--- Begin EXERCISE INPUTS ---

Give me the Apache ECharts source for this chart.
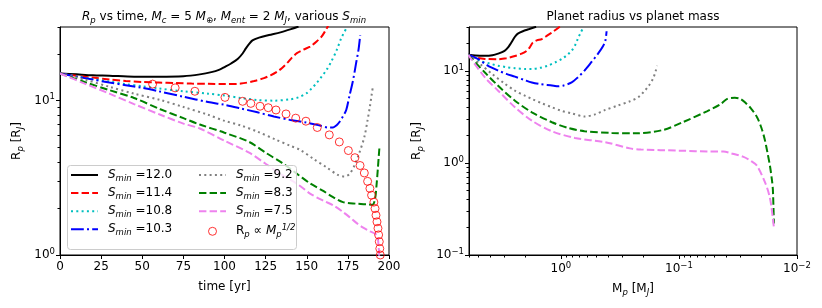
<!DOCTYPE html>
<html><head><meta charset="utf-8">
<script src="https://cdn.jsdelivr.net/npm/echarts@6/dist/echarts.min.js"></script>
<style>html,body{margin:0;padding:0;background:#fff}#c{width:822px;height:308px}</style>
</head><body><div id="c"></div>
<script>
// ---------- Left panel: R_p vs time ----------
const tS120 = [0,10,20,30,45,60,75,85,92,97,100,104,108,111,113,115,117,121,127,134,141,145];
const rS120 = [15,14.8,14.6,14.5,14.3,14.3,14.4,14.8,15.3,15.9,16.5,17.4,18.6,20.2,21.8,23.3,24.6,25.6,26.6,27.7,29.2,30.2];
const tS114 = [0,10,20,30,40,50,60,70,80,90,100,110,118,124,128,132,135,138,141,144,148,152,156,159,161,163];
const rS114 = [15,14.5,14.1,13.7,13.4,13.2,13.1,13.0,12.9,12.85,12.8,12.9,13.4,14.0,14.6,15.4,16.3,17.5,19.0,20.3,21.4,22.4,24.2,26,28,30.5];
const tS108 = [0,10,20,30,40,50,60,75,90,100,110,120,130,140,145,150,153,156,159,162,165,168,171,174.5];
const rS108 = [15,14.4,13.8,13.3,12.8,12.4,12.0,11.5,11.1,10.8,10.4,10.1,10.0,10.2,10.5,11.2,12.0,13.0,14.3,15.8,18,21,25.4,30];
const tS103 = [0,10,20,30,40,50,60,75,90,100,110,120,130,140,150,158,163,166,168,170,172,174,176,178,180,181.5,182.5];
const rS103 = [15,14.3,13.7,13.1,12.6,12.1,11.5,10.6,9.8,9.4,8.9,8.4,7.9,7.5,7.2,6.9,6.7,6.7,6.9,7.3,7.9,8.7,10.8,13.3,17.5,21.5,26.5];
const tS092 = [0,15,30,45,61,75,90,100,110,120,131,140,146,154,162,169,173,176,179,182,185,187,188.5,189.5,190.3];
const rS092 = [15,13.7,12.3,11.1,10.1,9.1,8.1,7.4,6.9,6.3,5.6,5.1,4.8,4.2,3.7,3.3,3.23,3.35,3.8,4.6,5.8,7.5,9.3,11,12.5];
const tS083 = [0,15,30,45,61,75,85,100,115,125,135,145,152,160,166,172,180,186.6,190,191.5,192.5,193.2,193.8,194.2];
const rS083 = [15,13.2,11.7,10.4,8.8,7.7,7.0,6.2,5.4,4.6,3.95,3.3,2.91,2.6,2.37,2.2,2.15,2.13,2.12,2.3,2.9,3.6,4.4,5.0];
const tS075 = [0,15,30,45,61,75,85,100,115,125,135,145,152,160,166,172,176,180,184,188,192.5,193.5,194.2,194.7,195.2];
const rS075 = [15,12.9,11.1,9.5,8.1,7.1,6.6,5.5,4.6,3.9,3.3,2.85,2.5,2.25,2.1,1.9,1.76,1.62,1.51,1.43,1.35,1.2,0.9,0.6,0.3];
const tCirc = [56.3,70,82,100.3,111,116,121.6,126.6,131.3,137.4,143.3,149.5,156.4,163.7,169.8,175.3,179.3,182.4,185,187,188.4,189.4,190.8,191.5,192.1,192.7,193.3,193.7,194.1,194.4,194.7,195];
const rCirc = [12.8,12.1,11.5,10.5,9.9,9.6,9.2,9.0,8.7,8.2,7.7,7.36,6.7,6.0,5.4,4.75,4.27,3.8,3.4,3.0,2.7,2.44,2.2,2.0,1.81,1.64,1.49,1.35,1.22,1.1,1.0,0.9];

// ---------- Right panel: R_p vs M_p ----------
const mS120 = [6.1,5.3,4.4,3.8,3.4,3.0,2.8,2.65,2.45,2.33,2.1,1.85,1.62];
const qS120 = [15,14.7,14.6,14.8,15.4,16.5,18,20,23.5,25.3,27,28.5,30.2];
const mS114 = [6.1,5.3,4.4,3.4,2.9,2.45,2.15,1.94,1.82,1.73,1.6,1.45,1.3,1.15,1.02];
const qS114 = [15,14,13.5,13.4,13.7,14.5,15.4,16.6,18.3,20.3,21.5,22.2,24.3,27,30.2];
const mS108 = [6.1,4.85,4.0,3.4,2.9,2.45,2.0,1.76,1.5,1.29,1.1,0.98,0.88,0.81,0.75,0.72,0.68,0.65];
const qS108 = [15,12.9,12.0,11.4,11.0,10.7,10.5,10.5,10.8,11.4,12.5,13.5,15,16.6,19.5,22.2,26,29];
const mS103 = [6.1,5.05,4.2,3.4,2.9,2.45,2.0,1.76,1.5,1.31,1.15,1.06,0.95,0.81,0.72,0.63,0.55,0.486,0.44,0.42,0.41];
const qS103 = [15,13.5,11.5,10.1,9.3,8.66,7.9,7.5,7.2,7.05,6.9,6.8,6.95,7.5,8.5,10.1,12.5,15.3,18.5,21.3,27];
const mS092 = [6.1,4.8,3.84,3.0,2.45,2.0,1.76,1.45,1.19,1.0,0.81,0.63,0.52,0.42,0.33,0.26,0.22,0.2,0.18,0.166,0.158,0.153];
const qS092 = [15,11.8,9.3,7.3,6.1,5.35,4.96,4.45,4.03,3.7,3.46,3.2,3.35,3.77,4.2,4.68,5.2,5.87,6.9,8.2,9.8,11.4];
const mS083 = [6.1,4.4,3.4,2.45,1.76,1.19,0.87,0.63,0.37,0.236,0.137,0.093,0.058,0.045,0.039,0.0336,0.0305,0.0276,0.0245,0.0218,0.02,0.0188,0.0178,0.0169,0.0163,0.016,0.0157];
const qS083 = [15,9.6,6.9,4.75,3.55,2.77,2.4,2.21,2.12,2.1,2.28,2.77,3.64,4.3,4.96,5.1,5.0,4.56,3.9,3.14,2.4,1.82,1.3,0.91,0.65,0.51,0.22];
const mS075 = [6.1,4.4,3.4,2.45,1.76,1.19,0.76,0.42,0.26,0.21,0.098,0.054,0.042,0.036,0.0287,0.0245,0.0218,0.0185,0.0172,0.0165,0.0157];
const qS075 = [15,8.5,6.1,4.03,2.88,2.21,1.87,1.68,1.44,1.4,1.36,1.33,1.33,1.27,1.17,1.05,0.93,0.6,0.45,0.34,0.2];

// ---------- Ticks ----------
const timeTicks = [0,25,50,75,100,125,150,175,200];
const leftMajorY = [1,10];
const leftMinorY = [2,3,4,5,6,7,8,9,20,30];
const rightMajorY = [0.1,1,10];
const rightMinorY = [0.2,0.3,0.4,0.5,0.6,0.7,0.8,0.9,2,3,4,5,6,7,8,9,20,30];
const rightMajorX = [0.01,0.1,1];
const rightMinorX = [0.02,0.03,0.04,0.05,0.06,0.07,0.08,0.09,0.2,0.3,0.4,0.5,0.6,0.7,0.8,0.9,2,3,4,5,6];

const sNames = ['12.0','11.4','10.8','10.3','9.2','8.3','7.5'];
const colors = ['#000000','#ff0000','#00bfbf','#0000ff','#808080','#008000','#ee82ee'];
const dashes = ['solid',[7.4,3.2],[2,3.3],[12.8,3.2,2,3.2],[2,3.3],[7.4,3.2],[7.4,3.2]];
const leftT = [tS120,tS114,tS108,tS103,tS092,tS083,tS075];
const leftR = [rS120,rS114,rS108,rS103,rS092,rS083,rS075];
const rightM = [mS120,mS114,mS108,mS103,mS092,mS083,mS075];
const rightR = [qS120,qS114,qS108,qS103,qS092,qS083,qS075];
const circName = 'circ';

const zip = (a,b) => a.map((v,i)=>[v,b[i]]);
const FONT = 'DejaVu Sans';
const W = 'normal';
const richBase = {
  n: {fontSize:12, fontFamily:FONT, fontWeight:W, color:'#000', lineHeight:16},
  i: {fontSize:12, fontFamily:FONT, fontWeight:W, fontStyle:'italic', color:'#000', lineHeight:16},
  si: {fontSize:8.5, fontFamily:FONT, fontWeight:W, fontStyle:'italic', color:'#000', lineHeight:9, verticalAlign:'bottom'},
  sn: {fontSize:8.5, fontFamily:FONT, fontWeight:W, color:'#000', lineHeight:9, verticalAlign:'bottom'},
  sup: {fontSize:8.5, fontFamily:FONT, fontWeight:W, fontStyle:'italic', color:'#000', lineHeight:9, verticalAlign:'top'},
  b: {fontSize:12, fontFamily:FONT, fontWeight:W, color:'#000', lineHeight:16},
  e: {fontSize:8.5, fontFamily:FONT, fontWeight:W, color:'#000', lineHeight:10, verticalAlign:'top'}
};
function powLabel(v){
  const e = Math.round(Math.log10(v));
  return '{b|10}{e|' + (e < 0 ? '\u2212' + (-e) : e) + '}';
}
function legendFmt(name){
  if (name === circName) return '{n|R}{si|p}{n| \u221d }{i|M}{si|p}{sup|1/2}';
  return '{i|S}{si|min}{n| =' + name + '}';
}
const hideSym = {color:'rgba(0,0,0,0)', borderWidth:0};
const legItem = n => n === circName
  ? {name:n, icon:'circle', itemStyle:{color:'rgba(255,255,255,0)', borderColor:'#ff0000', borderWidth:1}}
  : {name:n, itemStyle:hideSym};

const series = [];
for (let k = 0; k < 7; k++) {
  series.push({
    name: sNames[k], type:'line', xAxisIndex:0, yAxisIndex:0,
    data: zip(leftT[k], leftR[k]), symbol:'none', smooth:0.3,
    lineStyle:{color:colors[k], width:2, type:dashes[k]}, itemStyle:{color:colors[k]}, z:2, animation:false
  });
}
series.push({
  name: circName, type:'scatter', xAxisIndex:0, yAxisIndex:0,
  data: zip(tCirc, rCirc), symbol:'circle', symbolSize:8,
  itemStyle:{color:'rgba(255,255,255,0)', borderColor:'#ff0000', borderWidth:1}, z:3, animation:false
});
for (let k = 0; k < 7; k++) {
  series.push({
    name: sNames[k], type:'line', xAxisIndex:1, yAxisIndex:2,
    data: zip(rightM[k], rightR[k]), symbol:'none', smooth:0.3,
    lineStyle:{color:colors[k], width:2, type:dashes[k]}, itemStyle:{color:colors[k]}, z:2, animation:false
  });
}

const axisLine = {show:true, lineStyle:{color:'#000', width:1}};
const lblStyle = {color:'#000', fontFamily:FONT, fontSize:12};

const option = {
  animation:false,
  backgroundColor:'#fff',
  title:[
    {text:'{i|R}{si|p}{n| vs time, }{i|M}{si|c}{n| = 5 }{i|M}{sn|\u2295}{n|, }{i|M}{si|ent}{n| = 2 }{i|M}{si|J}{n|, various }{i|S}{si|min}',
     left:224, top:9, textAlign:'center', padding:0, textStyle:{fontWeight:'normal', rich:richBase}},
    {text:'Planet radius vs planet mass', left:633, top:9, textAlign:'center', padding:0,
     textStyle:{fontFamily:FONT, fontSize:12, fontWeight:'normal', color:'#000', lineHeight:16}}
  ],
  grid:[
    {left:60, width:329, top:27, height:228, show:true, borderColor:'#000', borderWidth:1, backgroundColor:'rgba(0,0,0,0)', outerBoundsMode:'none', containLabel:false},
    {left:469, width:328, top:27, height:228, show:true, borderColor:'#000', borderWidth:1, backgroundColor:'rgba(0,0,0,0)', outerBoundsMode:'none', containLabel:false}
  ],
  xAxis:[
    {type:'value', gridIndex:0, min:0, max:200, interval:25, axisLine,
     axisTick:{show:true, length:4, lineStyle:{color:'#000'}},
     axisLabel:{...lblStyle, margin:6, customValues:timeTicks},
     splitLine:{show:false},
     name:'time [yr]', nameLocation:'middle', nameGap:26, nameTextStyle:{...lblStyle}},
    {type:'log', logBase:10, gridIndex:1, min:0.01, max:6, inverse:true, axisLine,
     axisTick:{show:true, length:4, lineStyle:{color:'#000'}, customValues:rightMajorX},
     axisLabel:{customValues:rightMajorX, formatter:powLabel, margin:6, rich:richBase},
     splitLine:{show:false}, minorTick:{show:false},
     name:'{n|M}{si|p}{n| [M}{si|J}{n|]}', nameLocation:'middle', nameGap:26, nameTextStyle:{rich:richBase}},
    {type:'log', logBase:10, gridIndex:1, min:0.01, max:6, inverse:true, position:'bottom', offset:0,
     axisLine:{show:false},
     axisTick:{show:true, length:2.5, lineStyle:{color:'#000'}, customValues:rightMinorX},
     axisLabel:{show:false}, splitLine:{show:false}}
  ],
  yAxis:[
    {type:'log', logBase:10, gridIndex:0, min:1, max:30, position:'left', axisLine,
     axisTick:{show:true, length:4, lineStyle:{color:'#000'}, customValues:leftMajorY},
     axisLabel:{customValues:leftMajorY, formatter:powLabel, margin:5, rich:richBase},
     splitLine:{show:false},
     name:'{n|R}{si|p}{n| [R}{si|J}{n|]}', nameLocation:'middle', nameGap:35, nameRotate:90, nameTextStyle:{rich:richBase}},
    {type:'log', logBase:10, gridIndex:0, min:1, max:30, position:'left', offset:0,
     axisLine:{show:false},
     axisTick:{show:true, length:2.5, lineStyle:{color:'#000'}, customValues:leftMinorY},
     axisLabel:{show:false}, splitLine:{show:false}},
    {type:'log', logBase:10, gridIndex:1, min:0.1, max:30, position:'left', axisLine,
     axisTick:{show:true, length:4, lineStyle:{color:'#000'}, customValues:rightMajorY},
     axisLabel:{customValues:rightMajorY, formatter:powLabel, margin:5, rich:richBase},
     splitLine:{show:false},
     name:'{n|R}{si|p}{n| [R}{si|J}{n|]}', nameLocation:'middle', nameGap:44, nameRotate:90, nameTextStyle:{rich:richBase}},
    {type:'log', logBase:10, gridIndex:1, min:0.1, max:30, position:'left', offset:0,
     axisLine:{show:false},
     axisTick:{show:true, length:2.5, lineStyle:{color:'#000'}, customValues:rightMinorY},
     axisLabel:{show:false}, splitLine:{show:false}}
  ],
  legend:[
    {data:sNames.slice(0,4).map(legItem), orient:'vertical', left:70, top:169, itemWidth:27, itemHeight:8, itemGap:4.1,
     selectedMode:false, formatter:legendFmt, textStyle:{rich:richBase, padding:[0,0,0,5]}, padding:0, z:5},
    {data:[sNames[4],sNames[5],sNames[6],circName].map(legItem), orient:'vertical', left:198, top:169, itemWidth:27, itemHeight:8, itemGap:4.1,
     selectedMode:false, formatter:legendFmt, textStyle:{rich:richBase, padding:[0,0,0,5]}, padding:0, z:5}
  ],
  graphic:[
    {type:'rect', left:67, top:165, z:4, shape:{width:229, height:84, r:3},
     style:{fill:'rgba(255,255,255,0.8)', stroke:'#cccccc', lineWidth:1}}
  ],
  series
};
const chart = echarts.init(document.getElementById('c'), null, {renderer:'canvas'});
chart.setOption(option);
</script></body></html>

--- End EXERCISE INPUTS ---
--- Begin EXERCISE INPUTS ---

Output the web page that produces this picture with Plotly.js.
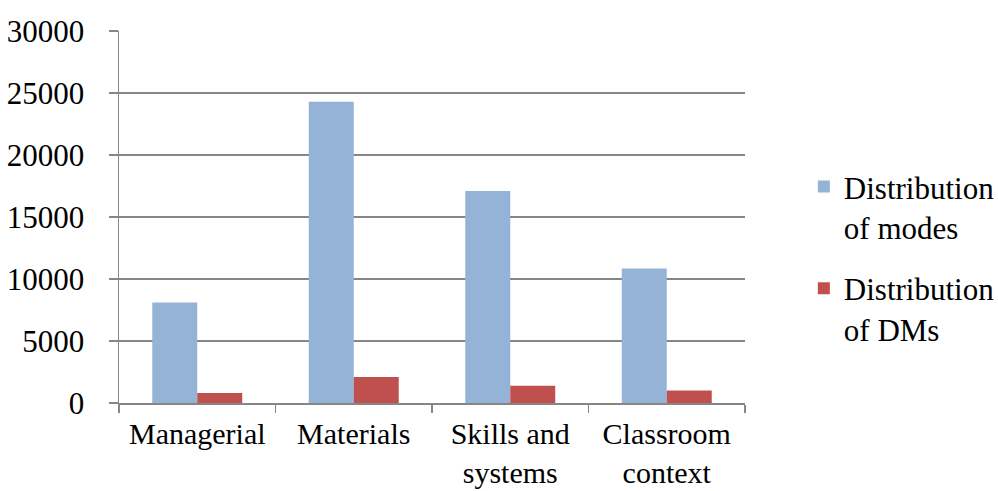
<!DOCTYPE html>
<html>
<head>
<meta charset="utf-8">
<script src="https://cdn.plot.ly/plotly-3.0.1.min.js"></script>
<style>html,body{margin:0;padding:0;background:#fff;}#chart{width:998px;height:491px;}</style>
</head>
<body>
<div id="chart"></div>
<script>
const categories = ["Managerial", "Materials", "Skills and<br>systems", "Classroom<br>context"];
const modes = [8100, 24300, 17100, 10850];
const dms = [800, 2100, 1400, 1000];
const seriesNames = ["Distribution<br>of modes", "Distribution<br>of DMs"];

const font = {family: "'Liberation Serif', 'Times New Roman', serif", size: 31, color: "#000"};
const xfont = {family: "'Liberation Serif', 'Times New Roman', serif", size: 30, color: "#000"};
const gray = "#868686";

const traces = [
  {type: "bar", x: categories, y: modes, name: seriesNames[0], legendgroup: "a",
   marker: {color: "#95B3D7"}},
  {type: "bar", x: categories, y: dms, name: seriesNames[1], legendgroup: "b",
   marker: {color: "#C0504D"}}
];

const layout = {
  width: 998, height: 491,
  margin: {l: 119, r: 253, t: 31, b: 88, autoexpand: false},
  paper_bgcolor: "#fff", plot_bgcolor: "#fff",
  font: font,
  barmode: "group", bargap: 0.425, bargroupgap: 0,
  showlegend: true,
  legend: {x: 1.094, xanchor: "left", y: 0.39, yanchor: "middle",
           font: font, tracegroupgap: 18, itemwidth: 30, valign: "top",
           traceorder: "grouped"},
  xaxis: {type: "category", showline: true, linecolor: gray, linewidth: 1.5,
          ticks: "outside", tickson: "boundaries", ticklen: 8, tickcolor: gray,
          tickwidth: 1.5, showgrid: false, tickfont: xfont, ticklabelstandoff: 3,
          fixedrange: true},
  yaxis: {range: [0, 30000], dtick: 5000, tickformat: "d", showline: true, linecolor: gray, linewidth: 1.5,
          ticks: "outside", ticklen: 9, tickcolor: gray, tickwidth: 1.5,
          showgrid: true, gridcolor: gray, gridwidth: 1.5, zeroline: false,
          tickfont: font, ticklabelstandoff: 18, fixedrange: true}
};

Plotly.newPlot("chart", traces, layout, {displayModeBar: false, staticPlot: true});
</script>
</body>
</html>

--- End EXERCISE INPUTS ---
--- Begin EXERCISE INPUTS ---

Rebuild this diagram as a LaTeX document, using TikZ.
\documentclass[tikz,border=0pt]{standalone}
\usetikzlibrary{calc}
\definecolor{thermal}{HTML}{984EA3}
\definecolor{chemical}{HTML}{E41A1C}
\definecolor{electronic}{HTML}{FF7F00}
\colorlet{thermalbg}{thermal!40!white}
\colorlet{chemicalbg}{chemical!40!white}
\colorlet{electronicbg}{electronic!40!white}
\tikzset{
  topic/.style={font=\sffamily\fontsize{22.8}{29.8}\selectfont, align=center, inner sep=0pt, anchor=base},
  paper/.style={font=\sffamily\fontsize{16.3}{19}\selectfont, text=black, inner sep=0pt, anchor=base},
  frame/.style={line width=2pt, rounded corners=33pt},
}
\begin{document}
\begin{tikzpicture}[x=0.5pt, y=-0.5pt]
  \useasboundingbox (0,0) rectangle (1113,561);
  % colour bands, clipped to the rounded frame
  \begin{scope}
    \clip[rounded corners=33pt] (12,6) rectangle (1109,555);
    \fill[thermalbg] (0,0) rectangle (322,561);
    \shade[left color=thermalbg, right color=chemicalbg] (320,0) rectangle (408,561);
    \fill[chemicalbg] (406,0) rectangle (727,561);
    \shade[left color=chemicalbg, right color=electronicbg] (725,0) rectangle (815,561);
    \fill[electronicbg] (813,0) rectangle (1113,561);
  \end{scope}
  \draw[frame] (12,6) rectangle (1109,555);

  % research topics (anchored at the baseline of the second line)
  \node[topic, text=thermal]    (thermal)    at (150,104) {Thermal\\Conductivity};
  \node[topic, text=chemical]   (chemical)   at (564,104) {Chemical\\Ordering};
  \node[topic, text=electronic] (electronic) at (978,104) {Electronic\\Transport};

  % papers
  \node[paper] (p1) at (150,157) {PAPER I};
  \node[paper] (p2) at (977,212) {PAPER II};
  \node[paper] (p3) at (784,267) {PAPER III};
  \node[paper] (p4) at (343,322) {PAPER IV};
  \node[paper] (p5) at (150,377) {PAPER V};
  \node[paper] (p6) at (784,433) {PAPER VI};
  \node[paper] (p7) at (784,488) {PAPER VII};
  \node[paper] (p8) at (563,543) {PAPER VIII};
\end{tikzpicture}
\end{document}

--- End EXERCISE INPUTS ---

Of the lines above, extract only those from the line with "Rebuild this diagram" to the line with "text=electronic] (electronic) at", both included, exactly as written.

WRITTEN ANSWER –
Rebuild this diagram as a LaTeX document, using TikZ.
\documentclass[tikz,border=0pt]{standalone}
\usetikzlibrary{calc}
\definecolor{thermal}{HTML}{984EA3}
\definecolor{chemical}{HTML}{E41A1C}
\definecolor{electronic}{HTML}{FF7F00}
\colorlet{thermalbg}{thermal!40!white}
\colorlet{chemicalbg}{chemical!40!white}
\colorlet{electronicbg}{electronic!40!white}
\tikzset{
  topic/.style={font=\sffamily\fontsize{22.8}{29.8}\selectfont, align=center, inner sep=0pt, anchor=base},
  paper/.style={font=\sffamily\fontsize{16.3}{19}\selectfont, text=black, inner sep=0pt, anchor=base},
  frame/.style={line width=2pt, rounded corners=33pt},
}
\begin{document}
\begin{tikzpicture}[x=0.5pt, y=-0.5pt]
  \useasboundingbox (0,0) rectangle (1113,561);
  % colour bands, clipped to the rounded frame
  \begin{scope}
    \clip[rounded corners=33pt] (12,6) rectangle (1109,555);
    \fill[thermalbg] (0,0) rectangle (322,561);
    \shade[left color=thermalbg, right color=chemicalbg] (320,0) rectangle (408,561);
    \fill[chemicalbg] (406,0) rectangle (727,561);
    \shade[left color=chemicalbg, right color=electronicbg] (725,0) rectangle (815,561);
    \fill[electronicbg] (813,0) rectangle (1113,561);
  \end{scope}
  \draw[frame] (12,6) rectangle (1109,555);

  % research topics (anchored at the baseline of the second line)
  \node[topic, text=thermal]    (thermal)    at (150,104) {Thermal\\Conductivity};
  \node[topic, text=chemical]   (chemical)   at (564,104) {Chemical\\Ordering};
  \node[topic, text=electronic] (electronic) at (978,104) {Electronic\\Transport};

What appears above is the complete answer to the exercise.